While the invention has been described with reference to an exemplary embodiment or embodiments, it will be understood by those skilled in the art that various changes may be made and equivalents may be substituted for elements thereof without departing from the scope of the invention. In addition, many modifications may be made to adapt a particular situation or material to the teachings of the invention without departing from the essential scope thereof. Therefore, it is intended that the invention not be limited to the particular embodiment disclosed as the best mode contemplated for carrying out this invention, but that the invention will include all embodiments falling within the scope of the claims. Also, in the drawings and the description, there have been disclosed exemplary embodiments of the invention and, although specific terms may have been employed, they are unless otherwise stated used in a generic and descriptive sense only and not for purposes of limitation, the scope of the invention therefore not being so limited. Moreover, the use of the terms first, second, etc. do not denote any order or importance, but rather the terms first, second, etc. are used to distinguish one element from another. Furthermore, the use of the terms a, an, etc. do not denote a limitation of quantity, but rather denote the presence of at least one of the referenced item.

Claims

1. A system for securing a first tubular to a second tubular, comprising:

a housing having at least one group of at least one window therein;

a gripping assembly disposed in the housing and having at least one member operatively arranged for selectably extending through the at least one window for internally gripping the first tubular; and

a coupling unit having a first clamping mechanism and a second clamping mechanism, the first clamping mechanism operatively arranged for externally clamping the housing, and the second clamping mechanism operatively arranged for externally clamping the second tubular, the coupling unit being configured and disposed to secure the first tubular to the second tubular.

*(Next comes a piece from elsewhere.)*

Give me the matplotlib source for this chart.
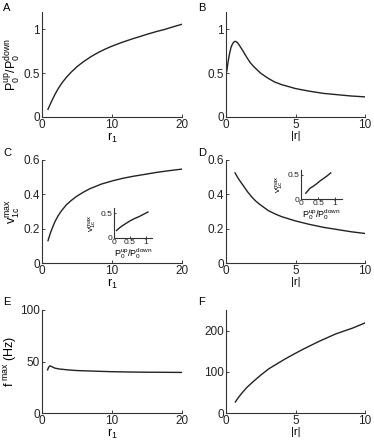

2. The system of claim 1, further comprising a subassembly associated with each group of at least one window, each subassembly having a first wedge and a second wedge together associated with each window, each first wedge being disposed in a corresponding one of the at least one window and operatively arranged with the second wedge to be selectably extendable through the corresponding window due to relative movement between the first and second wedges.

3. The system of claim 2, wherein there are a plurality of windows in each group of at least one window and a corresponding plurality of sets of first and second wedges associated therewith.

4. The system of claim 3, wherein the at least one window comprises three windows in each group, the gripping assembly having three sets of first and second wedges, with one set associated with each of the three windows.

5. The system of claim 3, wherein a retaining ring is disposed for maintaining engagement of the first wedges against corresponding ones of the second wedges.

6. The system of claim 5, wherein the retaining ring is resiliently expandable for permitting the first wedges to extend from the windows.

7. The system of claim 2, further comprising an actuator for enabling relative movement between the first and second wedges.

8. The system of claim 7, wherein the actuator is operated via fluid pressure.

9. The system of claim 8, wherein the fluid pressure is provided by the coupling unit.

10. The system of claim 1, wherein the at least one group comprises a plurality of groups of at least one window.

11. The system of claim 10, wherein the plurality of groups comprises three groups of at least one window and the at least one subassembly comprises three subassemblies associated therewith.

12. The system of claim 10, wherein the gripping assembly includes a coupler disposed between each adjacent pair of the subassemblies, the coupler having at least one stabilizer thereon for stabilizing the gripping assembly in the housing.